Jalan Hidup yang Lurus
Hidup manusia ibarat perjalanan panjang di padang pasir dunia. Banyak arah, banyak tanda, tapi hanya satu kompas yang pasti: Al-Qur’an dan Sunnah Nabi SAW. Syekh Abdul Qadir al-Jailani berkata dalam Fathur Rabbani:
“Barangsiapa menjadikan Al-Qur’an dan Sunnah Nabi SAW sebagai pemimpin dalam hidupnya, maka Allah akan menjadikan hatinya bercahaya dan langkahnya terarah.”

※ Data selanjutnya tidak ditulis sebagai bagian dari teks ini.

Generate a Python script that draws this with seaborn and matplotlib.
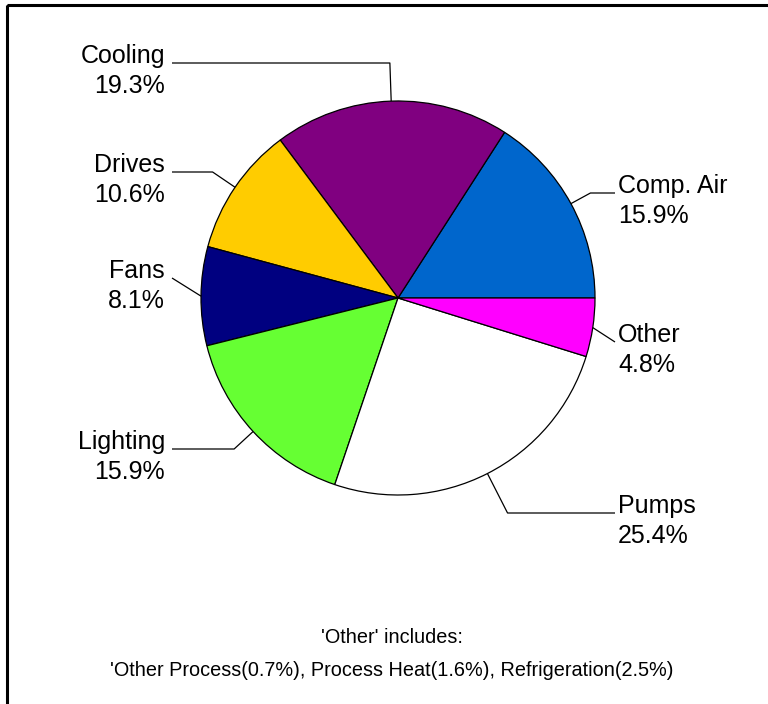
import matplotlib
matplotlib.use("Agg")
import matplotlib.pyplot as plt
import seaborn as sns
import numpy as np
from matplotlib.patches import Rectangle

# ---- data ----
categories = ["Comp. Air", "Cooling", "Drives", "Fans", "Lighting", "Pumps", "Other"]
shares = [15.9, 19.3, 10.6, 8.1, 15.9, 25.4, 4.8]
colors = ["#0066CC", "#800080", "#FFCC00", "#000080", "#66FF33", "#FFFFFF", "#FF00FF"]
other_parts = ["Other Process", "Process Heat", "Refrigeration"]
other_shares = [0.7, 1.6, 2.5]

# ---- layout (pixels from top-left) ----
label_baseline_y = [193, 63, 172, 278, 449, 513, 342]

sns.set_theme(style="white")
plt.rcParams['font.family'] = ['Liberation Sans', 'DejaVu Sans']

W, H = 768, 704
fig = plt.figure(figsize=(W / 100, H / 100), dpi=100)
fig.patch.set_facecolor("white")
ax = fig.add_axes([0, 0, 1, 1])

cx, cy, R = 398, 298, 197
wedges, _ = ax.pie(shares, colors=colors, startangle=0, counterclock=False,
                   center=(cx, cy), radius=R,
                   wedgeprops=dict(edgecolor="black", linewidth=0.9))
ax.set_xlim(0, W)
ax.set_ylim(H, 0)
ax.set_aspect("equal")
ax.axis("off")

lab_fs = 18
line_gap = 30
for w, name, val, ly in zip(wedges, categories, shares, label_baseline_y):
    m = np.deg2rad((w.theta1 + w.theta2) / 2)
    ax_, ay_ = cx + R * np.cos(m), cy + R * np.sin(m)
    right = np.cos(m) > 0
    tx = 618 if right else 165
    lx = 615 if right else 172
    s = np.sin(m)
    pts = [(ax_, ay_)]
    straight = True
    if abs(s) > 1e-3:
        t = (ly - ay_) / s
        if t > 0:
            ex = ax_ + t * np.cos(m)
            if (right and ex < lx) or ((not right) and ex > lx):
                pts.append((ex, ly))
                straight = False
    pts.append((lx, ly))
    xs, ys = zip(*pts)
    ax.plot(xs, ys, color="black", lw=0.9, solid_capstyle="butt")
    ha = "left" if right else "right"
    ax.text(tx, ly, name, ha=ha, va="baseline", fontsize=lab_fs, color="black")
    ax.text(tx, ly + line_gap, f"{val:.1f}%", ha=ha, va="baseline",
            fontsize=lab_fs, color="black")

foot2 = "'" + ", ".join(f"{n}({v:.1f}%)" for n, v in zip(other_parts, other_shares))
ax.text(392, 643, "'Other' includes:", ha="center", va="baseline",
        fontsize=14.3, color="black")
ax.text(392, 676, foot2, ha="center", va="baseline", fontsize=14.3, color="black")

# frame (left and top edges visible)
ax.add_patch(Rectangle((7, 5), 900, 900, fill=False, edgecolor="black",
                       lw=2.2, clip_on=False))

fig.savefig("out.png", dpi=100, facecolor="white")
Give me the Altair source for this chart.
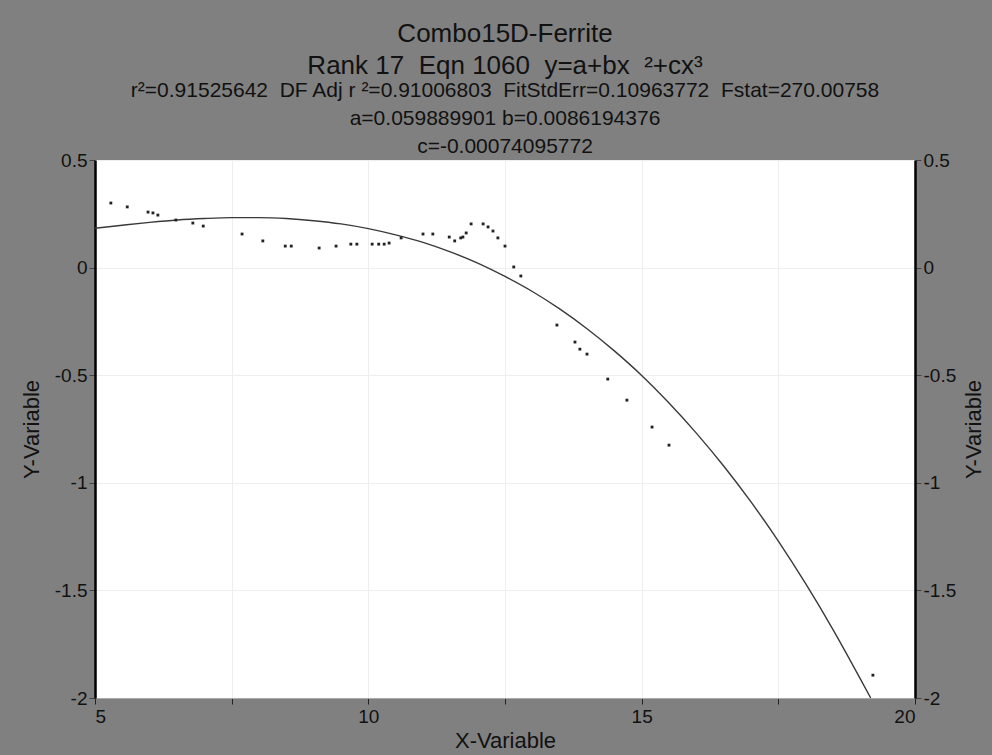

Pesan ini begitu relevan bagi kita hari ini. Di tengah derasnya arus globalisasi, opini, dan teknologi, arah hidup manusia sering kabur. Banyak mengikuti logika, sedikit yang mengikuti wahyu. Padahal, hanya wahyu yang pasti menuju keselamatan.
Allah SWT berfirman:
“Dan berpeganglah kamu semuanya kepada tali (agama) Allah, dan janganlah kamu bercerai-berai.”
(QS. Ali ‘Imran [3]: 103)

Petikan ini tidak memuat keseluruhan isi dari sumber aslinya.